═══ Dataset content

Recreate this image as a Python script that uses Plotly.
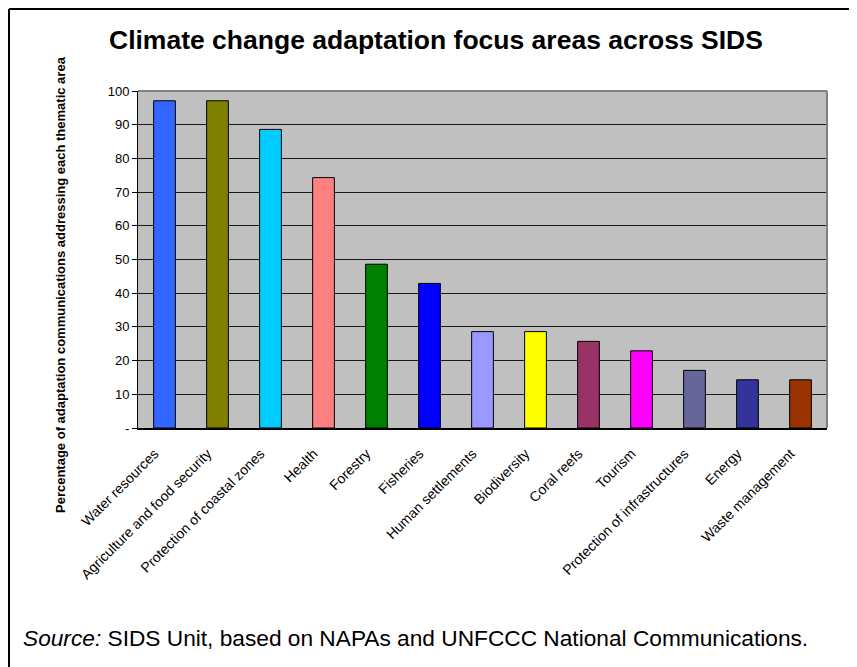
import plotly.graph_objects as go

categories = ["Water resources", "Agriculture and food security", "Protection of coastal zones",
              "Health", "Forestry", "Fisheries", "Human settlements", "Biodiversity",
              "Coral reefs", "Tourism", "Protection of infrastructures", "Energy", "Waste management"]
values = [97.1, 97.1, 88.6, 74.3, 48.6, 42.9, 28.6, 28.6, 25.7, 22.9, 17.1, 14.3, 14.3]
colors = ["#3366FF", "#808000", "#00CCFF", "#FF8080", "#008000", "#0000FF", "#9999FF",
          "#FFFF00", "#993366", "#FF00FF", "#666699", "#333399", "#993300"]
tick_vals = [0, 10, 20, 30, 40, 50, 60, 70, 80, 90, 100]
tick_text = ["-", "10", "20", "30", "40", "50", "60", "70", "80", "90", "100"]

OFF = 8  # page body margin
W, H = 857 - OFF, 667 - OFF
L, T = 138 - OFF, 91 - OFF
R = W - (827 - OFF)
B = H - (428 - OFF)
pw, ph = W - L - R, H - T - B

def px(x):  # screen pixel -> paper
    return (x - OFF - L) / pw

def py(y):
    return (H - B - (y - OFF)) / ph

FONT = "Arial, Liberation Sans, sans-serif"

fig = go.Figure(go.Bar(
    x=categories, y=values,
    marker=dict(color=colors, line=dict(color="black", width=1)),
    width=0.41,
))

fig.update_layout(
    width=W, height=H,
    margin=dict(l=L, r=R, t=T, b=B),
    paper_bgcolor="white",
    plot_bgcolor="#C0C0C0",
    showlegend=False,
    font=dict(family=FONT, color="black"),
    xaxis=dict(tickangle=-45, tickfont=dict(size=14, family=FONT), showline=True,
               linecolor="black", linewidth=2, ticks="outside", ticklen=10,
               tickcolor="rgba(0,0,0,0)", ticklabelshift=-10, showgrid=False),
    yaxis=dict(range=[0, 100], tickvals=tick_vals, ticktext=tick_text,
               tickfont=dict(size=13, family=FONT), ticks="outside", ticklen=5,
               tickcolor="black", showline=True, linecolor="black", linewidth=1,
               showgrid=True, gridcolor="#1a1a1a", gridwidth=1, zeroline=False),
    shapes=[
        dict(type="line", xref="paper", yref="paper", x0=0, x1=1, y0=1, y1=1,
             line=dict(color="#808080", width=2)),
        dict(type="line", xref="paper", yref="paper", x0=1, x1=1, y0=0, y1=1,
             line=dict(color="#808080", width=2)),
        dict(type="line", xref="paper", yref="paper", x0=px(9), x1=px(9), y0=py(9), y1=py(680),
             line=dict(color="black", width=2)),
        dict(type="line", xref="paper", yref="paper", x0=px(9), x1=px(870), y0=py(9), y1=py(9),
             line=dict(color="black", width=2)),
    ],
    annotations=[
        dict(text="<b>Climate change adaptation focus areas across SIDS</b>",
             xref="paper", yref="paper", x=px(436), y=py(40), xanchor="center", yanchor="middle",
             showarrow=False, font=dict(size=26.5, family=FONT)),
        dict(text="<b>Percentage of adaptation communications addressing each thematic area</b>",
             xref="paper", yref="paper", x=px(60), y=py(285), textangle=-90,
             showarrow=False, font=dict(size=13, family=FONT), xanchor="center", yanchor="middle"),
        dict(text="<i>Source:</i> SIDS Unit, based on NAPAs and UNFCCC National Communications.",
             xref="paper", yref="paper", x=px(21), y=py(638), xanchor="left", yanchor="middle",
             showarrow=False, font=dict(size=22.7, family=FONT)),
    ],
)

fig.write_html("out.html")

══════

-- What is needed --
Your task is an exact transcription of all the data, minus the pictures.

-- Expected output --
Recreate this image as a Python script that uses Plotly.
import plotly.graph_objects as go

categories = ["Water resources", "Agriculture and food security", "Protection of coastal zones",
              "Health", "Forestry", "Fisheries", "Human settlements", "Biodiversity",
              "Coral reefs", "Tourism", "Protection of infrastructures", "Energy", "Waste management"]
values = [97.1, 97.1, 88.6, 74.3, 48.6, 42.9, 28.6, 28.6, 25.7, 22.9, 17.1, 14.3, 14.3]
colors = ["#3366FF", "#808000", "#00CCFF", "#FF8080", "#008000", "#0000FF", "#9999FF",
          "#FFFF00", "#993366", "#FF00FF", "#666699", "#333399", "#993300"]
tick_vals = [0, 10, 20, 30, 40, 50, 60, 70, 80, 90, 100]
tick_text = ["-", "10", "20", "30", "40", "50", "60", "70", "80", "90", "100"]

OFF = 8  # page body margin
W, H = 857 - OFF, 667 - OFF
L, T = 138 - OFF, 91 - OFF
R = W - (827 - OFF)
B = H - (428 - OFF)
pw, ph = W - L - R, H - T - B

def px(x):  # screen pixel -> paper
    return (x - OFF - L) / pw

def py(y):
    return (H - B - (y - OFF)) / ph

FONT = "Arial, Liberation Sans, sans-serif"

fig = go.Figure(go.Bar(
    x=categories, y=values,
    marker=dict(color=colors, line=dict(color="black", width=1)),
    width=0.41,
))

fig.update_layout(
    width=W, height=H,
    margin=dict(l=L, r=R, t=T, b=B),
    paper_bgcolor="white",
    plot_bgcolor="#C0C0C0",
    showlegend=False,
    font=dict(family=FONT, color="black"),
    xaxis=dict(tickangle=-45, tickfont=dict(size=14, family=FONT), showline=True,
               linecolor="black", linewidth=2, ticks="outside", ticklen=10,
               tickcolor="rgba(0,0,0,0)", ticklabelshift=-10, showgrid=False),
    yaxis=dict(range=[0, 100], tickvals=tick_vals, ticktext=tick_text,
               tickfont=dict(size=13, family=FONT), ticks="outside", ticklen=5,
               tickcolor="black", showline=True, linecolor="black", linewidth=1,
               showgrid=True, gridcolor="#1a1a1a", gridwidth=1, zeroline=False),
    shapes=[
        dict(type="line", xref="paper", yref="paper", x0=0, x1=1, y0=1, y1=1,
             line=dict(color="#808080", width=2)),
        dict(type="line", xref="paper", yref="paper", x0=1, x1=1, y0=0, y1=1,
             line=dict(color="#808080", width=2)),
        dict(type="line", xref="paper", yref="paper", x0=px(9), x1=px(9), y0=py(9), y1=py(680),
             line=dict(color="black", width=2)),
        dict(type="line", xref="paper", yref="paper", x0=px(9), x1=px(870), y0=py(9), y1=py(9),
             line=dict(color="black", width=2)),
    ],
    annotations=[
        dict(text="<b>Climate change adaptation focus areas across SIDS</b>",
             xref="paper", yref="paper", x=px(436), y=py(40), xanchor="center", yanchor="middle",
             showarrow=False, font=dict(size=26.5, family=FONT)),
        dict(text="<b>Percentage of adaptation communications addressing each thematic area</b>",
             xref="paper", yref="paper", x=px(60), y=py(285), textangle=-90,
             showarrow=False, font=dict(size=13, family=FONT), xanchor="center", yanchor="middle"),
        dict(text="<i>Source:</i> SIDS Unit, based on NAPAs and UNFCCC National Communications.",
             xref="paper", yref="paper", x=px(21), y=py(638), xanchor="left", yanchor="middle",
             showarrow=False, font=dict(size=22.7, family=FONT)),
    ],
)

fig.write_html("out.html")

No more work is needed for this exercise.